Trigger Points for Backup Implementation:
- Data becomes revenue-generating
- Regulatory requirements emerge
- Business model shifts to data-dependent
- Historical value develops over time
- Cost of loss exceeds cost of protection
💡 Backup Decisions Are Business Decisions
Not all data requires backup. The key is making conscious, informed decisions based on business value, recovery costs, and risk tolerance—then regularly reassessing as your business evolves. Sometimes accepting risk is the right choice.
Making the Choice
Data backup isn’t optional—it’s essential. But the level of protection should match the business value of the data. The question is whether you design a comprehensive backup strategy before you need it or scramble to recover after data loss.
Start with understanding your requirements: RPO, RTO, and compliance needs.

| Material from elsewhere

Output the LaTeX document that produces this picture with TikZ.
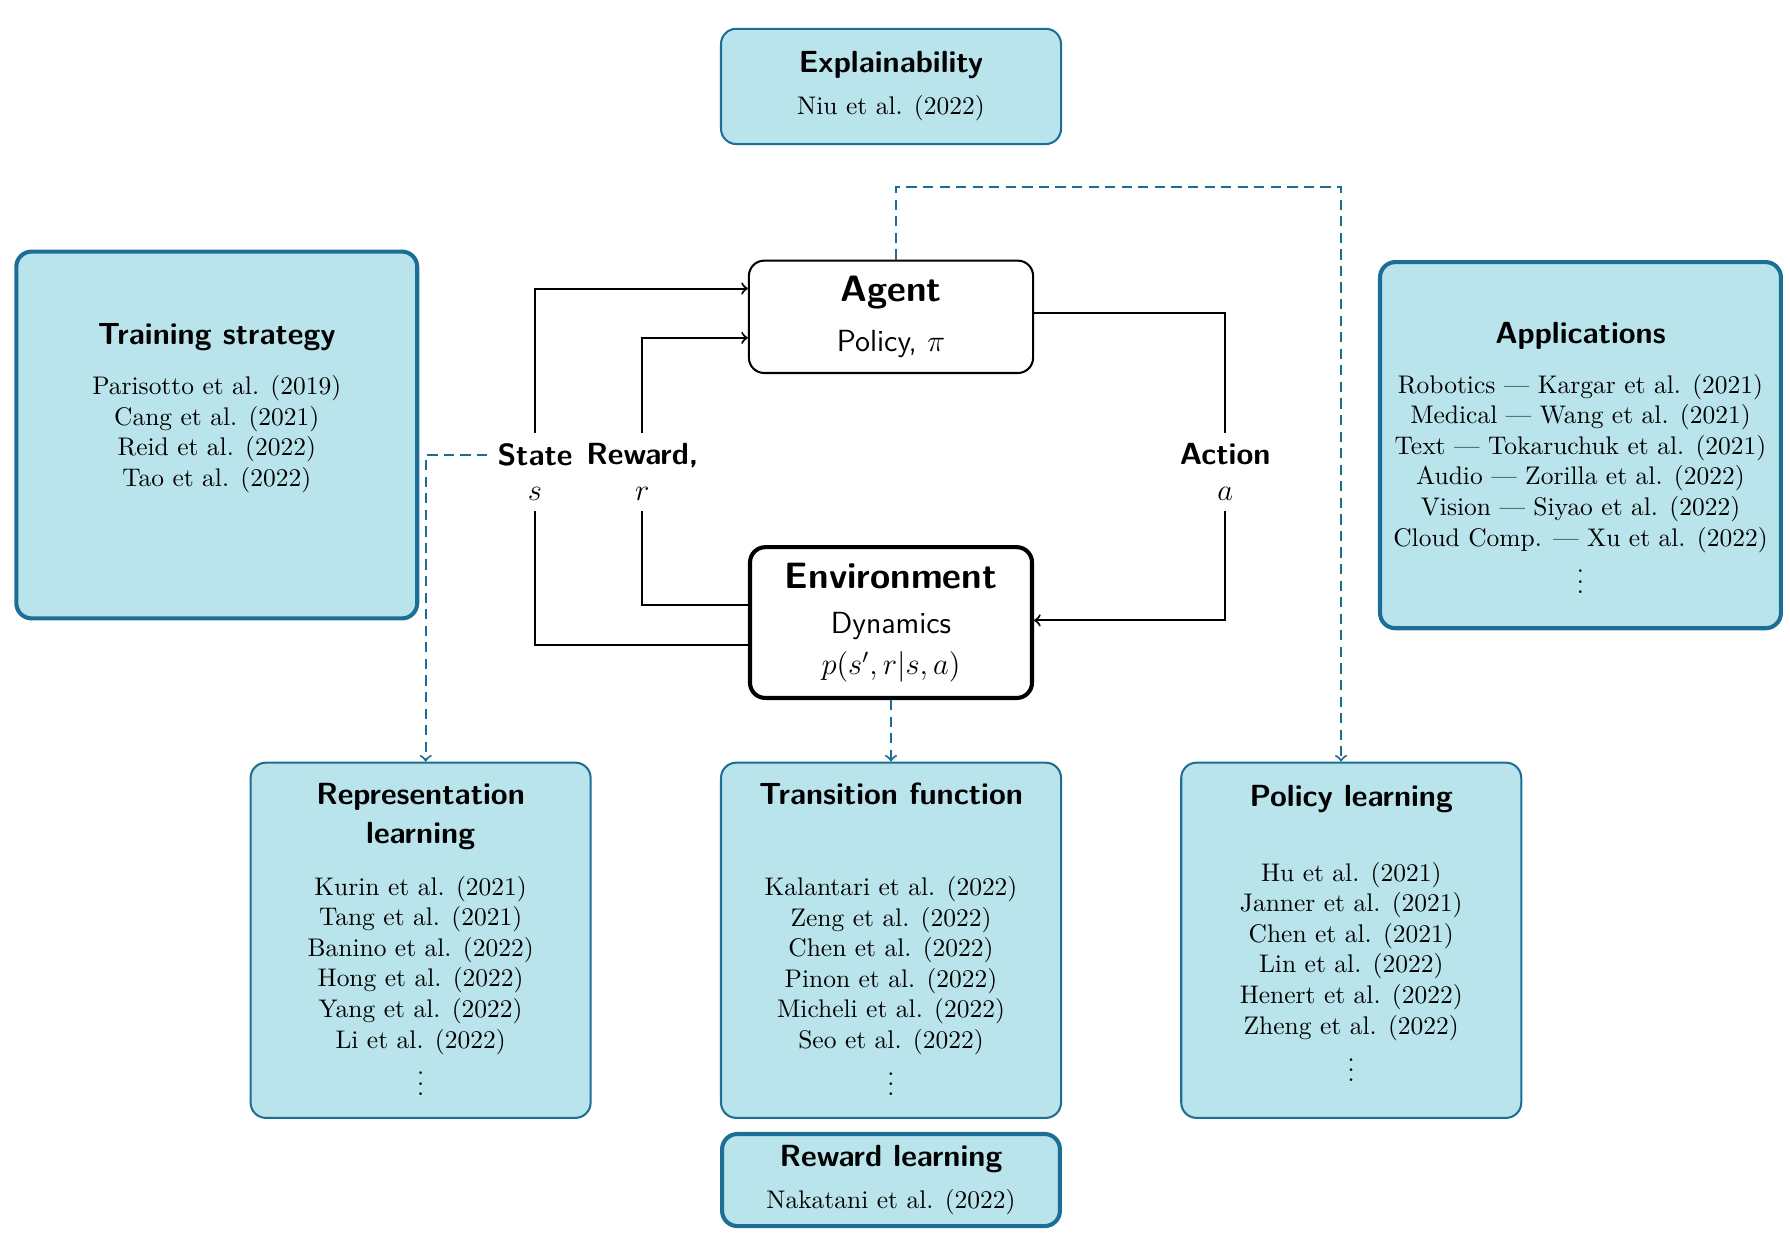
\documentclass[tikz,border=0pt,11pt]{standalone}
\usetikzlibrary{positioning}

\definecolor{topicfill}{HTML}{B9E4EC}
\definecolor{topicline}{HTML}{1C6E94}

\begin{document}
\begin{tikzpicture}[->,>=to,thick,node distance=2cm,
    base box/.style={rectangle,draw,rounded corners=6pt,align=center},
    core box/.style={base box,minimum width=3.92cm,font=\large\sffamily},
    topic box/.style={base box,draw=topicline,fill=topicfill,minimum width=4.69cm,font=\small},
    wide box/.style={topic box,ultra thick,minimum width=5.53cm},
    ref text/.style={align=center,inner sep=0pt,font=\small},
    flow label/.style={align=center,font=\large\sffamily\bfseries},
    dashed link/.style={draw=topicline,thick,dash pattern=on 4pt off 2.5pt}]

  \useasboundingbox (-12.29,-12.69) rectangle (12.40,4.37);

  \node[core box,minimum height=1.55cm] (agent) at (0,0) {{\Large\bfseries Agent}\\[5.6pt] Policy, $\pi$};
  \node[core box,ultra thick,minimum width=3.89cm,minimum height=2.08cm] (env) [below=2.36cm of agent] {{\Large\bfseries Environment}\\[3.6pt] Dynamics\\[2pt] $p(s',r|s,a)$};

  \node[topic box,minimum height=1.59cm] (expl) [above=1.58cm of agent] {{\large\sffamily\bfseries Explainability}\\[4.5pt] Niu et al. (2022)};

  \node[topic box,minimum height=4.90cm] (trans) [below=0.85cm of env] {};
  \node[topic box,minimum height=4.90cm] (repr) [left=1.77cm of trans] {};
  \node[topic box,minimum height=4.90cm] (pol) [right=1.63cm of trans] {};
  \node[topic box,ultra thick,minimum width=4.66cm,minimum height=1.27cm] (rew) [below=0.18cm of trans] {{\large\sffamily\bfseries Reward learning}\\[4.5pt] Nakatani et al. (2022)};

  \node[wide box,minimum height=5.06cm] (train) at (-9.30,-1.63) {};
  \node[wide box,minimum height=5.05cm] (apps) at (9.51,-1.77) {};

  % texts of the topic boxes
  \node[ref text] (trainTxt) [below=1.01cm of train.north] {{\large\sffamily\bfseries Training strategy}\\[7.6pt]
    Parisotto et al. (2019)\\ Cang et al. (2021)\\ Reid et al. (2022)\\ Tao et al. (2022)};
  \node[ref text] (appsTxt) [below=0.84cm of apps.north] {{\large\sffamily\bfseries Applications}\\[7.6pt]
    Robotics --- Kargar et al. (2021)\\ Medical --- Wang et al. (2021)\\ Text --- Tokaruchuk et al. (2021)\\
    Audio --- Zorilla et al. (2022)\\ Vision --- Siyao et al. (2022)\\ Cloud Comp. --- Xu et al. (2022)\\ $\vdots$};
  \node[ref text] (reprTxt) [below=0.28cm of repr.north] {{\large\sffamily\bfseries Representation}\\[3.3pt]
    {\large\sffamily\bfseries learning}\\[8.4pt]
    Kurin et al. (2021)\\ Tang et al. (2021)\\ Banino et al. (2022)\\ Hong et al. (2022)\\
    Yang et al. (2022)\\ Li et al. (2022)\\ $\vdots$};
  \node[ref text] (transTxt) [below=0.28cm of trans.north] {{\large\sffamily\bfseries Transition function}\\[23.7pt]
    Kalantari et al. (2022)\\ Zeng et al. (2022)\\ Chen et al. (2022)\\ Pinon et al. (2022)\\
    Micheli et al. (2022)\\ Seo et al. (2022)\\ $\vdots$};
  \node[ref text] (polTxt) [below=0.31cm of pol.north] {{\large\sffamily\bfseries Policy learning}\\[17.4pt]
    Hu et al. (2021)\\ Janner et al. (2021)\\ Chen et al. (2021)\\ Lin et al. (2022)\\
    Henert et al. (2022)\\ Zheng et al. (2022)\\ $\vdots$};

  % loop labels
  \node[flow label] (slbl) at (-4.91,-2.14) {State\\ $s$};
  \node[flow label] (rlbl) at (-3.43,-2.14) {Reward,\\ $r$};
  \node[flow label] (albl) at (4.61,-2.14) {Action\\ $a$};

  \draw ([yshift=-0.31cm]env.west) -| (slbl) |- ([yshift=0.39cm]agent.west);
  \draw ([yshift=0.24cm]env.west) -| (rlbl) |- ([yshift=-0.29cm]agent.west);
  \draw ([yshift=0.05cm]agent.east) -| (albl) |- ([yshift=0.03cm]env.east);

  % links to the topics
  \draw[dashed link] ([xshift=2pt]agent.north) -- ++(0,1.0) -| ([xshift=-4pt]pol.north);
  \draw[dashed link] (env.south) -- (trans.north);
  \draw[dashed link] ([yshift=0.23cm]slbl.west) -| ([xshift=2pt]repr.north);
\end{tikzpicture}
\end{document}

Classify your data by business value and implement appropriate protection levels. Use the 3-2-1 rule for critical data, accept risk for low-value data, and regularly reassess as your business evolves.
Remember: Backups are your safety net against data loss. When implemented correctly for the right data, they provide confidence and peace of mind. When implemented poorly or unnecessarily, they waste resources. When consciously skipped for low-value data, they represent smart resource allocation.
Design your backup strategy right from the start, but always through the lens of business value. Your future self—and your business—will thank you.